- Вижу у тебя на столе фотографию школы. Эта та самая, стопятидесятая, в которой ты стал учиться в 41-м году?
- Да, всякий раз проезжая мимо нее, я волей-неволей предаюсь воспоминаниям. Война, пленные немцы, работавшие под конвоем на строительстве соседних со школой домов, огороды, противотанковые надолбы, речка Таракановка, протекавшая поперек шоссе, ближе к метро «Аэропорт». В ней как-то весной утонули сразу двое слушателей Военно-воздушной академии имени Жуковского. После трагического происшествия Таракановку загнали в трубу. Замечу, что школа не имела спортивной площадки, но зато в роще больших лип, тополей и кленов у ее фасада легко дышалось и весной, и летом.
В десятый класс я пошел именно в 150-ю, свою родную школу. И... стал двоечником. Выяснилось, что подготовка в интернате никуда не годилась, и меня после первой четверти отчислили за неуспеваемость.
- По каким же предметам ты нахватал двоек?

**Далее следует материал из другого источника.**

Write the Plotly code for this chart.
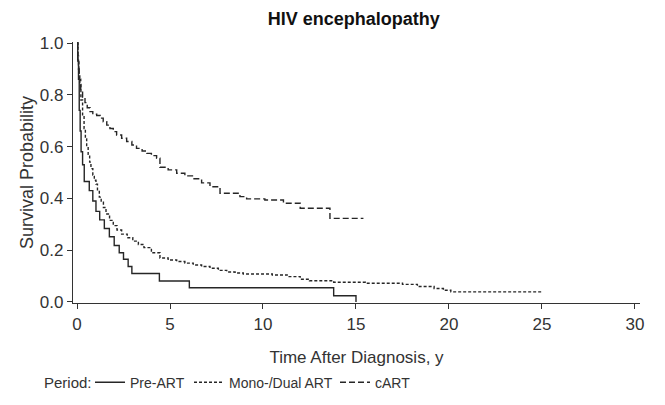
import plotly.graph_objects as go

# Pre-ART (solid)
pre_t = [0, 0.04, 0.08, 0.12, 0.17, 0.22, 0.3, 0.39, 0.66, 0.85, 1.02, 1.22, 1.47, 1.74,
         2.0, 2.27, 2.5, 2.75, 2.95, 4.43, 6.04, 13.8, 15.0]
pre_s = [1.0, 0.93, 0.86, 0.74, 0.66, 0.58, 0.53, 0.465, 0.43, 0.39, 0.35, 0.317, 0.284, 0.252,
         0.218, 0.19, 0.165, 0.137, 0.11, 0.081, 0.055, 0.024, 0.0]

# Mono-/Dual ART (dotted)
mono_t = [0, 0.05, 0.1, 0.15, 0.21, 0.3, 0.38, 0.45, 0.52, 0.6, 0.68, 0.75, 0.85, 0.93,
          1.02, 1.1, 1.2, 1.3, 1.42, 1.56, 1.75, 1.95, 2.15, 2.4, 2.7, 3.0, 3.3, 3.6, 4.0,
          4.46, 4.9, 5.36, 5.8, 6.25, 6.7, 7.15, 7.6, 8.05, 8.5, 8.94, 10.5, 11.3, 12.0, 12.5,
          13.8, 15.5, 17.5, 18.3, 19.2, 19.7, 20.1, 25.0]
mono_s = [1.0, 0.93, 0.88, 0.84, 0.78, 0.72, 0.67, 0.63, 0.6, 0.57, 0.54, 0.515, 0.49, 0.47,
          0.455, 0.43, 0.405, 0.385, 0.365, 0.34, 0.315, 0.295, 0.278, 0.262, 0.248, 0.235, 0.222, 0.21, 0.19,
          0.17, 0.162, 0.156, 0.15, 0.143, 0.137, 0.13, 0.122, 0.116, 0.112, 0.108, 0.104, 0.098, 0.088, 0.082,
          0.076, 0.072, 0.068, 0.06, 0.052, 0.045, 0.039, 0.039]

# cART (dashed)
cart_t = [0, 0.04, 0.08, 0.12, 0.2, 0.3, 0.43, 0.55, 0.7, 0.85, 1.06, 1.25, 1.41, 1.6, 1.77,
          1.95, 2.13, 2.4, 2.67, 2.95, 3.2, 3.5, 3.75, 4.0, 4.28, 4.46, 4.9, 5.36, 5.8, 6.25,
          6.7, 7.15, 7.69, 8.76, 9.12, 10.1, 11.1, 12.0, 13.6, 15.4]
cart_s = [1.0, 0.95, 0.9, 0.86, 0.82, 0.79, 0.77, 0.75, 0.735, 0.725, 0.72, 0.71, 0.696, 0.683, 0.67,
          0.658, 0.645, 0.632, 0.62, 0.606, 0.593, 0.583, 0.574, 0.565, 0.555, 0.52, 0.51, 0.497, 0.487, 0.476,
          0.46, 0.445, 0.42, 0.407, 0.398, 0.394, 0.381, 0.362, 0.323, 0.323]

x_ticks = [0, 5, 10, 15, 20, 25, 30]
y_ticks = [0.0, 0.2, 0.4, 0.6, 0.8, 1.0]

LINE = "#262626"
FONT = "Liberation Sans, Arial, sans-serif"

fig = go.Figure()
fig.add_trace(go.Scatter(x=pre_t, y=pre_s, mode="lines", name="Pre-ART", line_shape="hv",
                         legendwidth=54,
                         line=dict(color=LINE, width=1.4, dash="solid")))
fig.add_trace(go.Scatter(x=mono_t, y=mono_s, mode="lines", name="Mono-/Dual ART", line_shape="hv",
                         legendwidth=101,
                         line=dict(color=LINE, width=1.4, dash="3px,2px")))
fig.add_trace(go.Scatter(x=cart_t, y=cart_s, mode="lines", name="cART", line_shape="hv",
                         line=dict(color=LINE, width=1.4, dash="6px,3px")))

fig.update_layout(
    width=665, height=405,
    margin=dict(l=73, r=25, t=42, b=102, autoexpand=False),
    plot_bgcolor="white", paper_bgcolor="white",
    font=dict(family=FONT, color="#333333", size=17),
    title=dict(text="<b>HIV encephalopathy</b>", x=0.532, xanchor="center", y=0.955, yanchor="middle",
               font=dict(size=18, color="#111111", family=FONT)),
    showlegend=True,
    legend=dict(orientation="h", x=0.03, xanchor="left", y=-0.305, yanchor="middle",
                itemwidth=30,
                font=dict(size=14, color="#333333"), bgcolor="rgba(0,0,0,0)",
                itemclick=False),
    annotations=[dict(text="Period:", xref="paper", yref="paper", x=-0.055, xanchor="left",
                      y=-0.305, yanchor="middle", showarrow=False,
                      font=dict(size=15, color="#333333", family=FONT))],
)
fig.update_xaxes(range=[-0.215, 30.27], tickvals=x_ticks, ticks="outside", ticklen=5, tickwidth=1,
                 tickcolor="#333", showline=True, linecolor="#333", linewidth=1.2, showgrid=False,
                 zeroline=False, automargin=False,
                 title=dict(text="Time After Diagnosis, y", standoff=18, font=dict(size=17)),
                 tickfont=dict(size=17))
fig.update_yaxes(range=[-0.004, 1.004], tickvals=y_ticks, tickformat=".1f", ticks="outside", ticklen=5,
                 tickwidth=1, tickcolor="#333", showline=True, linecolor="#333", linewidth=1.2,
                 showgrid=False, zeroline=False, automargin=False,
                 title=dict(text="Survival Probability", standoff=1, font=dict(size=18)),
                 tickfont=dict(size=17))

fig.write_html("out.html", config={"displayModeBar": False},
               post_script="document.body.style.margin='0px';")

- По основным, в частности по математике. К счастью, незадолго до этого в Ленинградском районе у метро «Белорусская» сформировали школу № 659 для таких, как я, «неуспевающих». К тому же, в ней скопилось изрядное количество так называемых трудновоспитуемых подростков. Правда, вскоре оказалось, что на самом деле и те и другие весьма талантливые ребята. Между прочим, позже среди моих одноклассников оказалось одиннадцать золотых медалистов. А я окончил школу с серебряной медалью. Из тех «двоечников» выросли совсем неплохие музыканты, литераторы, инженеры, физики...
В новой школе я стал одним из первых учеников по математике, выпускал математическую газету, занимался в математическом кружке при МГУ на Моховой, не вылезал из планетария на Кудринской площади. Школу № 659 вспоминаю с благодарностью, именно там мне привили настоящий интерес к науке и, кстати, любовь к русскому и английскому языкам - там работали замечательные педагоги.
- Может быть, в прежней школе к тебе придирались и ставили двойки, потому что ты приехал из Германии и чем-то выделялся? Иначе одевался, например?
- Никогда не выделялся, одевался так же, как и мои сверстники. Носил обыкновенную фланелевую куртку и такие же штаны. Никаких особенных вещей из Германии наша семья не привезла. А если и появлялись мечты, то они касались не одежды, а техники: и в Германии, и в Москве я гонял на мотоциклах.
- А как насчет поведения? Ты раньше упоминал - оно у тебя было далеко от «примерного»...
- Да уж... Припоминаются и выбитые в мороз стекла, и черепашьи экскременты для срыва урока. В те годы вышел чешский детективный фильм «Штрафная площадка». Он наряду с «Подвигом разведчика» пользовался невероятным успехом. Тогда же в продаже появились большие кассетные магнитофоны. В «Штрафной площадке» есть эпизод, где звучит: «Ее разбудил скрип тормозов - и-и-и-и...» Магнитофон с записанным на пленку «приколом» принесли в класс, поставили на заднюю парту и включили посреди контрольной. Раздались дикие, визжащие звуки. Учительница в ужасе бросилась из класса... Урок был сорван, цель достигнута, виновников пожурили.
Основное увлечение - ипподром. Он находился недалеко от школы, на Беговой. Запахи конюшен забыть невозможно. Еще в Германии я почувствовал «вкус» к верховой езде и радость от ухода за самым грациозным, умным и отзывчивым животным на планете. Поэтому мы с ребятами нередко сбегали с уроков и мчались в конюшню, где к нам привыкли, как к добровольным и бесплатным помощникам. Там начинался рай. Надо было убрать стойло, помыть коня (слово «лошадь» не употреблялось), погладить его по морде и крупу, расчесать гриву, «задать» корм и воду.
В школе объясняли свое отсутствие походом к врачу. Учителя в такие объяснения верили мало.
Конечно, основной проблемой пятидесятого года можно считать выбор института. Меня тянуло к точным наукам. Не к технике, а именно к наукам - математике, физике, химии. Но сработал «фактор близости» - в трех троллейбусных остановках от нашего дома располагался Московский авиационный институт имени Серго Орджоникидзе. К тому же, многие одноклассники и дворовые друзья именно туда направили свои стопы.